Second, the Value Gap. Why would a client want to book a driver directly? Only if the driver is the experience. We make sure the driver is the "Logistics Specialist" while the guide is the "Cultural Master." The client realizes that the driver doesn't know the private cellar owner in the Douro or the secret entrance to the Alhambra. When you split the roles, you make yourself un-poachable because the partner only provides a fraction of the total value.

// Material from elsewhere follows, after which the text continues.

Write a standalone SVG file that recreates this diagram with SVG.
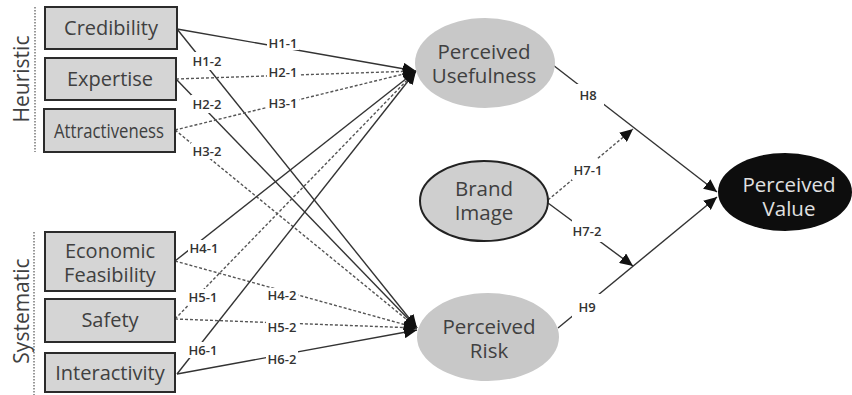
<svg xmlns="http://www.w3.org/2000/svg" width="852" height="395" viewBox="0 0 852 395">
<style>
.box{fill:#d5d5d5;stroke:#2b2b2b;stroke-width:2}
.bt{font-family:"Open Sans","Noto Sans",sans-serif;font-size:20px;fill:#404040;text-anchor:middle}
.et{font-family:"Open Sans","Noto Sans",sans-serif;font-size:20.5px;fill:#404040;text-anchor:middle}
.side{font-family:"Open Sans","Noto Sans",sans-serif;font-size:21px;fill:#404040;text-anchor:middle}
.sol{stroke:#333;stroke-width:1.4;fill:none}
.dot{stroke:#555;stroke-width:1.4;fill:none;stroke-dasharray:3 2}
.lb{font-family:"Open Sans","Noto Sans",sans-serif;font-size:13px;font-weight:600;fill:#333;text-anchor:middle}
.bg{fill:#fff}
.grp{stroke:#777;stroke-width:1.5;stroke-dasharray:1.5 1.5}
</style>
<defs>
<marker id="ah" markerUnits="userSpaceOnUse" markerWidth="14" markerHeight="12" refX="13" refY="6" orient="auto">
<path d="M0,0 L13,6 L0,12 Z" fill="#111"/>
</marker>
</defs>

<g id="group-labels">
<line class="grp" x1="35" y1="7" x2="35" y2="152"/>
<text class="side" transform="translate(29,79) rotate(-90)">Heuristic</text>
<line class="grp" x1="34" y1="232" x2="34" y2="395"/>
<text class="side" transform="translate(29,311) rotate(-90)">Systematic</text>
</g>

<g id="connectors">
<line class="sol" x1="177" y1="29" x2="416" y2="71" marker-end="url(#ah)"/>
<line class="sol" x1="177" y1="29" x2="417" y2="328" marker-end="url(#ah)"/>
<line class="dot" x1="176" y1="79" x2="416" y2="71" marker-end="url(#ah)"/>
<line class="sol" x1="176" y1="79" x2="417" y2="328" marker-end="url(#ah)"/>
<line class="dot" x1="175" y1="130" x2="416" y2="71" marker-end="url(#ah)"/>
<line class="dot" x1="175" y1="130" x2="417" y2="328" marker-end="url(#ah)"/>
<line class="sol" x1="175" y1="261" x2="416" y2="71" marker-end="url(#ah)"/>
<line class="dot" x1="175" y1="261" x2="417" y2="328" marker-end="url(#ah)"/>
<line class="dot" x1="175" y1="319" x2="416" y2="71" marker-end="url(#ah)"/>
<line class="dot" x1="175" y1="319" x2="417" y2="328" marker-end="url(#ah)"/>
<line class="sol" x1="177" y1="374" x2="416" y2="71" marker-end="url(#ah)"/>
<line class="sol" x1="177" y1="374" x2="417" y2="330" marker-end="url(#ah)"/>
<line class="sol" x1="553" y1="65" x2="717" y2="192" marker-end="url(#ah)"/>
<line class="sol" x1="558" y1="328" x2="717" y2="197" marker-end="url(#ah)"/>
<line class="dot" x1="548" y1="200" x2="633" y2="129" marker-end="url(#ah)"/>
<line class="sol" x1="548" y1="203" x2="633" y2="266" marker-end="url(#ah)"/>

<rect class="bg" x="267" y="36" width="32" height="14"/><text class="lb" x="283" y="47.5">H1-1</text>
<rect class="bg" x="191" y="52" width="32" height="18"/><text class="lb" x="207" y="65.5">H1-2</text>
<rect class="bg" x="267" y="65" width="32" height="14"/><text class="lb" x="283" y="76.5">H2-1</text>
<rect class="bg" x="191" y="95" width="32" height="18"/><text class="lb" x="207" y="108.5">H2-2</text>
<rect class="bg" x="267" y="96" width="32" height="14"/><text class="lb" x="283" y="107.5">H3-1</text>
<rect class="bg" x="191" y="143" width="32" height="16"/><text class="lb" x="207" y="155.5">H3-2</text>
<rect class="bg" x="188" y="240" width="32" height="16"/><text class="lb" x="204" y="252.5">H4-1</text>
<rect class="bg" x="266" y="288" width="32" height="14"/><text class="lb" x="282" y="299.5">H4-2</text>
<rect class="bg" x="187" y="289" width="32" height="16"/><text class="lb" x="203" y="301.5">H5-1</text>
<rect class="bg" x="266" y="320" width="32" height="14"/><text class="lb" x="282" y="331.5">H5-2</text>
<rect class="bg" x="187" y="342" width="32" height="16"/><text class="lb" x="203" y="354.5">H6-1</text>
<rect class="bg" x="266" y="351" width="32" height="14"/><text class="lb" x="282" y="363.5">H6-2</text>
<rect class="bg" x="572" y="84" width="32" height="22"/><text class="lb" x="588" y="99.5">H8</text>
<rect class="bg" x="572" y="159" width="32" height="21"/><text class="lb" x="588" y="174.5">H7-1</text>
<rect class="bg" x="572" y="220" width="32" height="22"/><text class="lb" x="587" y="235.5">H7-2</text>
<rect class="bg" x="572" y="294" width="33" height="24"/><text class="lb" x="587" y="311.5">H9</text>
</g>

<g id="credibility"><rect class="box" x="45" y="7" width="132" height="42"/><text class="bt" x="111" y="35">Credibility</text></g>
<g id="expertise"><rect class="box" x="45" y="58" width="131" height="42"/><text class="bt" x="110" y="86">Expertise</text></g>
<g id="attractiveness"><rect class="box" x="44" y="109" width="131" height="43"/><text class="bt" x="109" y="138" textLength="110" lengthAdjust="spacingAndGlyphs">Attractiveness</text></g>
<g id="economic-feasibility"><rect class="box" x="45" y="232" width="130" height="59"/><text class="bt" x="110" y="258">Economic</text><text class="bt" x="110" y="282">Feasibility</text></g>
<g id="safety"><rect class="box" x="45" y="299" width="130" height="43"/><text class="bt" x="110" y="327">Safety</text></g>
<g id="interactivity"><rect class="box" x="45" y="353" width="130" height="39"/><text class="bt" x="110" y="380">Interactivity</text></g>

<g id="perceived-usefulness"><ellipse cx="485" cy="63" rx="70" ry="45" fill="#c8c8c8"/><text class="et" x="484" y="59">Perceived</text><text class="et" x="484" y="83">Usefulness</text></g>
<g id="brand-image"><ellipse cx="484" cy="201" rx="64" ry="40" fill="#cfcfcf" stroke="#222" stroke-width="2"/><text class="et" x="484" y="196">Brand</text><text class="et" x="484" y="220">Image</text></g>
<g id="perceived-risk"><ellipse cx="488" cy="337" rx="71" ry="44" fill="#c8c8c8"/><text class="et" x="489" y="334">Perceived</text><text class="et" x="489" y="358">Risk</text></g>
<g id="perceived-value"><ellipse cx="785" cy="192" rx="67" ry="39" fill="#0d0d0d"/><text class="et" x="789" y="192" style="fill:#e0e0e0">Perceived</text><text class="et" x="789" y="216" style="fill:#e0e0e0">Value</text></g>
</svg>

Shift from Fleet Manager to Market Architect

The goal is to move your focus away from the "cost center" of the business and toward the "revenue engine." If you are spending three hours a week talking to a mechanic in Cascais about a van’s brake pads, you are losing tens of thousands of euros in opportunity cost.

As a $10M operator, your job is to architect the market. You should be looking at data: Where is the high-intent traffic coming from? How can we package a wellness retreat in Mallorca with a cultural tour in Valencia? How can we optimize our digital presence to capture the luxury traveler before they even look at a flight?

By offloading the "Heavy Steel" to dedicated partners, you free up the liquidity needed to play the game at a higher level. Instead of a €600/month van payment, that money goes into a €600/month aggressive retargeting campaign. Instead of hiring a fleet coordinator, you hire a world-class salesperson.

Audit your current fixed costs this week. Identify which 40% of your operational friction comes from managing assets. Then, start looking for the partner who wants the steady volume and is willing to follow your "Shadow Fleet" rules. That is how you break the €2M ceiling and build a business that is both profitable and, more importantly, scalable.